HERMOSILLO (Sonora) In the far northwest of Mexico, the capital of Sonora state, which is wedged between the Gulf of California to the southwest, and the US state of Arizona to the north.

JALAPA (Xalapa) A city in central Mexico, near the Gulf of Mexico, 56 miles (90 km.) northwest of the port of Veracruz. Bishopric of Veracruz-Jalapa 1863, Archbishopric 1951, name changed to Jalapa 1962.

LEÓN A city in central Mexico, some 193 miles (310 km.) northwest of México City.

MÉXICO One of the oldest continuously-occupied urban sites in the Western Hemisphere, and the current capital of the Mexican state.

MONTERREY (Linares o Nueva León) A city in northeastern Mexico, about 85 miles (136 km.) from the Rio Grande River. Diocese of Linares o Nueva León 1777, Archdiocese 1891, name changed to Monterrey 1922.

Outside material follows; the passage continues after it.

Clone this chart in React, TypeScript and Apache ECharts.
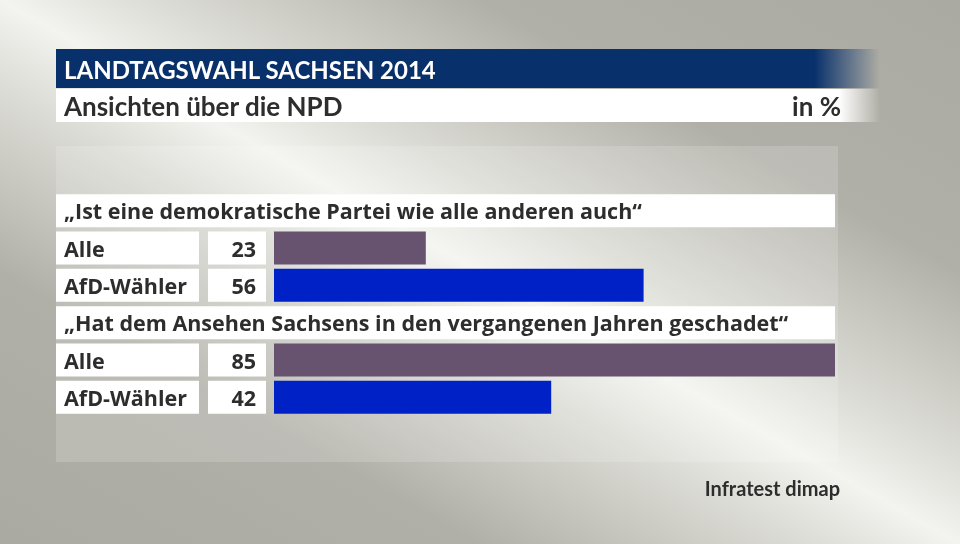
import React, { useEffect, useRef } from "react";
import * as echarts from "echarts";

const questions = [
  "„Ist eine demokratische Partei wie alle anderen auch“",
  "„Hat dem Ansehen Sachsens in den vergangenen Jahren geschadet“",
];
const groups = ["Alle", "AfD-Wähler"];
const valuesAlle = [23, 85];
const valuesAfD = [56, 42];
const groupColors = ["#67536f", "#0021c5"];

const titleText = "LANDTAGSWAHL SACHSEN 2014";
const subtitleText = "Ansichten über die NPD";
const unitText = "in %";
const sourceText = "Infratest dimap";

const FONT = "Lato, 'Open Sans', sans-serif";
const LABEL_FONT = "'Open Sans', Lato, sans-serif";
const TEXT = "#2d2d2d";

type Row = { kind: "q" | "g"; label: string; value: number | null; color?: string };

function buildRows(): Row[] {
  const rows: Row[] = [];
  questions.forEach((q, i) => {
    rows.push({ kind: "q", label: q, value: null });
    const vals = [valuesAlle[i], valuesAfD[i]];
    groups.forEach((g, j) => {
      rows.push({ kind: "g", label: g, value: vals[j], color: groupColors[j] });
    });
  });
  return rows;
}

export default function App() {
  const ref = useRef<HTMLDivElement>(null);
  useEffect(() => {
    if (!ref.current) return;
    const chart = echarts.init(ref.current, undefined, { renderer: "svg" });
    const rows = buildRows();
    const cats = rows.map((r, i) => `${i}`);
    const rowH = 33;
    const labelStyle = {
      height: rowH,
      lineHeight: rowH,
      backgroundColor: "#ffffff",
      fontSize: 21.5,
      fontWeight: "bold",
      fontFamily: LABEL_FONT,
      color: TEXT,
    };

    const option: any = {
      animation: false,
      graphic: [
        {
          type: "rect",
          z: -20,
          silent: true,
          shape: { x: 0, y: 0, width: 960, height: 544 },
          style: {
            fill: new echarts.graphic.LinearGradient(1, 0, 0, 1, [
              { offset: 0, color: "#abaaa2" },
              { offset: 0.25, color: "#b1b0a8" },
              { offset: 0.42, color: "#dcdcd6" },
              { offset: 0.5, color: "#f3f3ef" },
              { offset: 0.58, color: "#dcdcd6" },
              { offset: 0.75, color: "#b1b0a8" },
              { offset: 1, color: "#abaaa2" },
            ]),
          },
        },
        {
          type: "rect",
          z: -19,
          silent: true,
          shape: { x: 56, y: 146, width: 782, height: 316 },
          style: { fill: "rgba(255,255,255,0.16)" },
        },
        {
          type: "rect",
          z: -18,
          silent: true,
          shape: { x: 56, y: 49, width: 824, height: 39 },
          style: {
            fill: new echarts.graphic.LinearGradient(0, 0, 1, 0, [
              { offset: 0, color: "#08306b" },
              { offset: 0.92, color: "#08306b" },
              { offset: 1, color: "rgba(8,48,107,0)" },
            ]),
          },
        },
        {
          type: "rect",
          z: -18,
          silent: true,
          shape: { x: 56, y: 89, width: 824, height: 33 },
          style: {
            fill: new echarts.graphic.LinearGradient(0, 0, 1, 0, [
              { offset: 0, color: "#ffffff" },
              { offset: 0.95, color: "#ffffff" },
              { offset: 1, color: "rgba(255,255,255,0)" },
            ]),
          },
        },
        {
          type: "text",
          z: 10,
          x: 64,
          y: 69,
          style: {
            text: titleText,
            fill: "#ffffff",
            font: `bold 24px ${FONT}`,
            verticalAlign: "middle",
          },
        },
        {
          type: "text",
          z: 10,
          x: 64,
          y: 106,
          style: {
            text: subtitleText,
            fill: TEXT,
            font: `bold 26px ${FONT}`,
            verticalAlign: "middle",
          },
        },
        {
          type: "text",
          z: 10,
          x: 841,
          y: 106,
          style: {
            text: unitText,
            fill: TEXT,
            font: `bold 26px ${FONT}`,
            align: "right",
            verticalAlign: "middle",
          },
        },
        {
          type: "text",
          z: 10,
          x: 840,
          y: 488,
          style: {
            text: sourceText,
            fill: TEXT,
            font: `bold 20px ${FONT}`,
            align: "right",
            verticalAlign: "middle",
          },
        },
      ],
      grid: { left: 274, right: 125, top: 192, height: 224, containLabel: false },
      xAxis: { type: "value", min: 0, max: 85, show: false },
      yAxis: {
        type: "category",
        inverse: true,
        data: cats,
        axisLine: { show: false },
        axisTick: { show: false },
        splitLine: { show: false },
        axisLabel: {
          margin: 218,
          align: "left",
          formatter: (_v: string, idx: number) => {
            const r = rows[idx];
            if (!r) return "";
            if (r.kind === "q") return `{q|${r.label}}`;
            return `{n|${r.label}}{g| }{v|${r.value}}`;
          },
          rich: {
            q: { ...labelStyle, width: 771, padding: [0, 0, 0, 8] },
            n: { ...labelStyle, width: 135, padding: [0, 0, 0, 8] },
            g: { width: 9, height: rowH, fontSize: 10 },
            v: { ...labelStyle, width: 48, padding: [0, 10, 0, 0], align: "right" },
          },
        },
      },
      series: [
        {
          type: "bar",
          barWidth: rowH,
          data: rows.map((r) =>
            r.value == null ? "-" : { value: r.value, itemStyle: { color: r.color } }
          ),
          label: { show: false },
        },
      ],
    };
    chart.setOption(option);
    return () => chart.dispose();
  }, []);
  return (
    <div
      ref={ref}
      style={{ position: "fixed", left: 0, top: 0, width: 960, height: 544 }}
    />
  );
}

MORELIA Morelia is the capital and chief city of Michoacán State, and is located about 138 miles (222 km.) west of México City.

PUEBLA (Puebla de los Angeles) A large city in southern Mexico, about 65 miles east of México City. It is noted as the site of an important battle between imperialist and republican forces, ending in a republican victory on 5 may 1862 - the anniversary has been in enshrined in the Mexican holiday calendar (and in recent times, elsewhere) as Cinco de Mayo.

SAN LUIS POTOSÍ A city in central Mexico, capital of the state of the same name, located some 220 miles (354 km.) north-northwest of México City.

TIJUANA In the extreme northwest corner of Mexico, just across the US-Mexican border from San Diego. Vicariate Apostolic of California Inferiore 1874-1957, of Tijuana 1967-1963.

TLALNEPANTLA A city in the greater metropolitan region of México City, located about 8 miles (13 km.) to the northwest of the capital.

TULANCINGO A city in south-central Mexico, about 65 miles (104 km.) northeast of México City.

TUXTLA GUTIÉRREZ Capital and largest city in Mexico's southernmost state, mountainous Chiapas.

YUCATÁN (Mérida) The Yucatán Peninsula is the landmass at the eastern end of Mexico which extends into the Caribbean and encompasses the states of Yucatán, Campeche, and Quintana Roo. The chief city is Mérida, near the northwest corner of the peninsula - it is also the capital of Yucatán state. At the time of the Spanish conquest of Mexico, this region was the heartland of the Mayan people, and the conquistadors found the area dotted with crumbling remnants of earlier Mayan city-states. Even today, the Mayans make up the majority of the population.